- Information supplied -
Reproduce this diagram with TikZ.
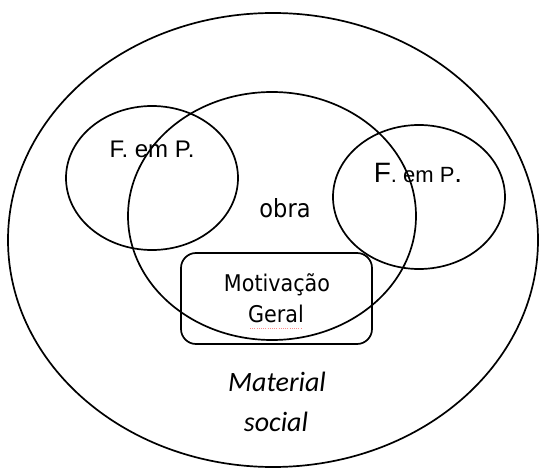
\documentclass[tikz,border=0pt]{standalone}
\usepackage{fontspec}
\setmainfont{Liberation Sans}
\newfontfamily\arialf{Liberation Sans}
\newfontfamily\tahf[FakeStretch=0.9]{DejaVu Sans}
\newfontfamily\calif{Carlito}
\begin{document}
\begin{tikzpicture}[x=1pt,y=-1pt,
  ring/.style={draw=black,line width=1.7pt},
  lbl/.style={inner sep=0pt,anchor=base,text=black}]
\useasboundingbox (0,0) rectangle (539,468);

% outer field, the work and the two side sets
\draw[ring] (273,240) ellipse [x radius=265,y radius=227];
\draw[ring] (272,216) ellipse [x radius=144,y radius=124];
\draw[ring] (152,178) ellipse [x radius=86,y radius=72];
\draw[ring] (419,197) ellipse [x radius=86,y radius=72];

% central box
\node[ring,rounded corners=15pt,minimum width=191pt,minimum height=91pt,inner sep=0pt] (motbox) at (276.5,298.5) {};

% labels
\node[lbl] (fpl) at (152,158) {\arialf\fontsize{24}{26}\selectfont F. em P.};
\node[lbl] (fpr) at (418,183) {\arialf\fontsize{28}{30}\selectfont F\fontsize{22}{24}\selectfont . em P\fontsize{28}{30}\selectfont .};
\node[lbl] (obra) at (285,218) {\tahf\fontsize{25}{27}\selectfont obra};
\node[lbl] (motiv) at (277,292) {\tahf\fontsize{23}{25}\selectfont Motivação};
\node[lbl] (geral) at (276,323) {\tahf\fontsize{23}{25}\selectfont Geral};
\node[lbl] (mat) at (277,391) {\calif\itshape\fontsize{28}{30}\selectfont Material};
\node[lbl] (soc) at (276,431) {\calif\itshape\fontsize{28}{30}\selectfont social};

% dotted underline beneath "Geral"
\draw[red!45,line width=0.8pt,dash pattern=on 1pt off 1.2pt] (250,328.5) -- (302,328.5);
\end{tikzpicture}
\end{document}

- Task to carry out -
Output the lines above in full and exactly as given, omitting any pictures.

- Solution below -
Reproduce this diagram with TikZ.
\documentclass[tikz,border=0pt]{standalone}
\usepackage{fontspec}
\setmainfont{Liberation Sans}
\newfontfamily\arialf{Liberation Sans}
\newfontfamily\tahf[FakeStretch=0.9]{DejaVu Sans}
\newfontfamily\calif{Carlito}
\begin{document}
\begin{tikzpicture}[x=1pt,y=-1pt,
  ring/.style={draw=black,line width=1.7pt},
  lbl/.style={inner sep=0pt,anchor=base,text=black}]
\useasboundingbox (0,0) rectangle (539,468);

% outer field, the work and the two side sets
\draw[ring] (273,240) ellipse [x radius=265,y radius=227];
\draw[ring] (272,216) ellipse [x radius=144,y radius=124];
\draw[ring] (152,178) ellipse [x radius=86,y radius=72];
\draw[ring] (419,197) ellipse [x radius=86,y radius=72];

% central box
\node[ring,rounded corners=15pt,minimum width=191pt,minimum height=91pt,inner sep=0pt] (motbox) at (276.5,298.5) {};

% labels
\node[lbl] (fpl) at (152,158) {\arialf\fontsize{24}{26}\selectfont F. em P.};
\node[lbl] (fpr) at (418,183) {\arialf\fontsize{28}{30}\selectfont F\fontsize{22}{24}\selectfont . em P\fontsize{28}{30}\selectfont .};
\node[lbl] (obra) at (285,218) {\tahf\fontsize{25}{27}\selectfont obra};
\node[lbl] (motiv) at (277,292) {\tahf\fontsize{23}{25}\selectfont Motivação};
\node[lbl] (geral) at (276,323) {\tahf\fontsize{23}{25}\selectfont Geral};
\node[lbl] (mat) at (277,391) {\calif\itshape\fontsize{28}{30}\selectfont Material};
\node[lbl] (soc) at (276,431) {\calif\itshape\fontsize{28}{30}\selectfont social};

% dotted underline beneath "Geral"
\draw[red!45,line width=0.8pt,dash pattern=on 1pt off 1.2pt] (250,328.5) -- (302,328.5);
\end{tikzpicture}
\end{document}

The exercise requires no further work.